The Main Use Cases of a DMP
Improve Targeting For Online Media Campaigns
One of the main use cases of a DMP is to help advertisers improve the performance of their online media campaigns.
The way they do this is by integrating with a DSP. Then, the DSP and DMP sync cookies together, allowing the DMP and DSP to identify users across different websites and mobile apps.
Advertisers using DSPs to purchase impressions (ad space) on websites and mobile apps can use their audiences created in a DMP for targeting. The data contained in a DMP can help improve the targeting of these campaigns as it contains data that isn’t passed in the bid request, such as behavioral data.
A lot of people often confuse DSPs with DMPs, as in most cases, an advertiser can create simple audiences for targeting and retargeting within the DSP, but only a DMP lets an advertiser build complete user profiles by connecting the data from various data sources.
Audience extension is a process that allows advertisers to reach a publisher’s audience across many different websites. By carrying out audience extension, publishers can increase revenue from their audience without having to increase their amount of inventory (aka ad space).
For advertisers, audience extension allows them to reach the same audience across many different websites.
DMPs allows publishers to create audiences, which can then be synced with SSPs and DSPs.

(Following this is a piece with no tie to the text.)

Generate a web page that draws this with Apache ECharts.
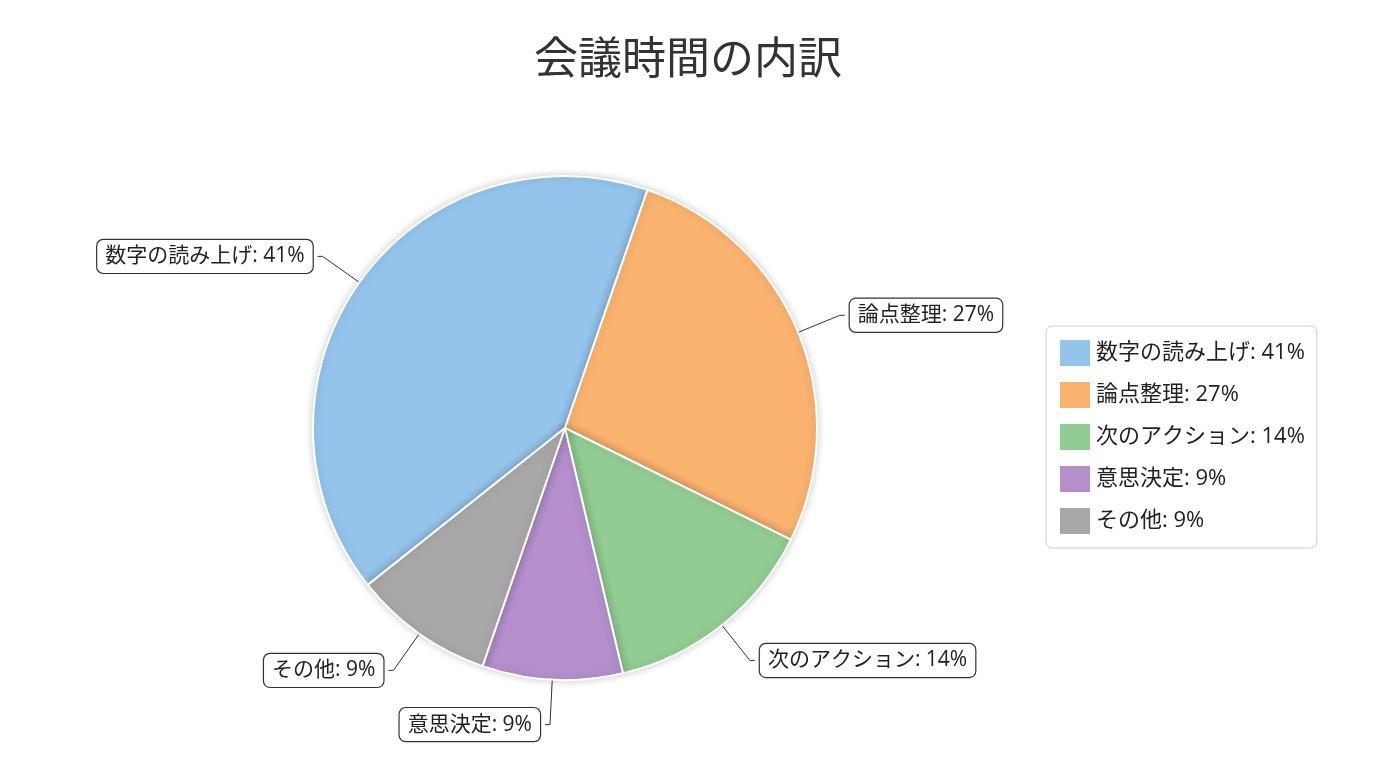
<!DOCTYPE html>
<html><head><meta charset="utf-8">
<script src="https://cdn.jsdelivr.net/npm/echarts@6/dist/echarts.min.js"></script>
<style>html,body{margin:0;padding:0;background:#fff}#c{width:1376px;height:768px}</style>
</head><body><div id="c"></div>
<script>
const categories = ['数字の読み上げ','論点整理','次のアクション','意思決定','その他'];
const values = [41,27,14,9,9];
const colors = ['#94c4ec','#f9b26f','#92cc92','#b48fcc','#a8a8a8'];
const font = '"Open Sans","Noto Sans CJK JP",sans-serif';
const chart = echarts.init(document.getElementById('c'));
chart.setOption({
  title:{text:'会議時間の内訳',left:'center',top:34,textStyle:{fontFamily:font,fontSize:44,fontWeight:'normal',color:'#333'}},
  legend:{orient:'vertical',left:1046,top:326,padding:[12,12,12,12],itemGap:12,itemWidth:32,itemHeight:28,
    borderColor:'#ccc',borderWidth:1,borderRadius:6,icon:'rect',
    formatter:n=>n+': '+values[categories.indexOf(n)]+'%',
    textStyle:{fontFamily:font,fontSize:22,color:'#222'}},
  series:[{type:'pie',center:[565,428],radius:252,startAngle:218.5,
    data:categories.map((n,i)=>({name:n,value:values[i],itemStyle:{color:colors[i]}})),
    itemStyle:{borderColor:'#fff',borderWidth:2,shadowBlur:8,shadowColor:'rgba(0,0,0,0.2)'},
    label:{formatter:'{b}: {c}%',fontFamily:font,fontSize:21,color:'#222',backgroundColor:'#fff',
      borderColor:'#333',borderWidth:1.2,borderRadius:6,padding:[6,8]},
    labelLine:{length:45,length2:5,lineStyle:{color:'#333'}}
  }]
});
</script></body></html>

Then, advertisers can target those audiences via their DSP.
Onsite Personalization and Content and Product Recommendations
Showing the right product to a visitor on an ecommerce store can mean the difference between a sale and a missed opportunity.
By using a DMP, website owners can create profiles containing information about what products visitors have purchased in the past and which content they’ve read, allowing them to increase purchases and conversions.
Read our blog post about predictive content personalization to learn more.
Why Are DMPs Important?
Everyone within the digital advertising industry knows that data is the lifeblood of any marketing campaign — knowing whom to target, when to target them and what to show them is the holy grail of any successful marketer.
The data collected from DMPs enables advertisers to get their message in front of the right audience, therefore increasing the ad’s effectiveness.
Without a DMP, advertisers are often wasting ad spend as they’re targeting the wrong audience.
DMPs Are Not Only For Advertisers
Typically, data management platforms are used by advertisers (and/or agencies representing a brand) for audience targeting and campaign optimization.
However, DMPs can also be utilized by publishers.
By using a DMP linked to their supply-side platform, a publisher can get a better and more in depth understanding of their users.
This information can be used by the publisher when selling inventory (available ad space on their website) to an advertiser – either by a direct sell (premium deals), or via one of the technology platforms (e.g. ad networks and ad exchanges).
These user insights allow the publisher to increase the cost of their inventory and can provide a better user experience.
For example, if a publisher who owns a travel website knows that most of their users are female, between the ages of 30-35, and live in the New York area, then they can sell their inventory to a brand who is advertising beauty products.
In this case, not only will the ad be targeting the right audience, but there is a good chance that the users will be interested in the product and will engage with the ads.
The Future of DMPs
Over the past decade, DMPs have emerged to become a key component of the online advertising and marketing industries.
However, they, like many other AdTech platforms, face strong headwinds.
Privacy and data protection laws like the GDPR require advertisers and publishers to obtain consent from users to collect their data, which has reduced the availability of third-party data.
Also, privacy features in browsers, such as Apple’s Intelligent Tracking Prevention and Firefox’s Enhanced Tracking Prevention, block third-party cookies from being created, meaning DMPs can now longer collect third-party data from websites.
It’s clear that the future of DMPs, and of AdTech in general, will focus on the collection and utilization of first-party data.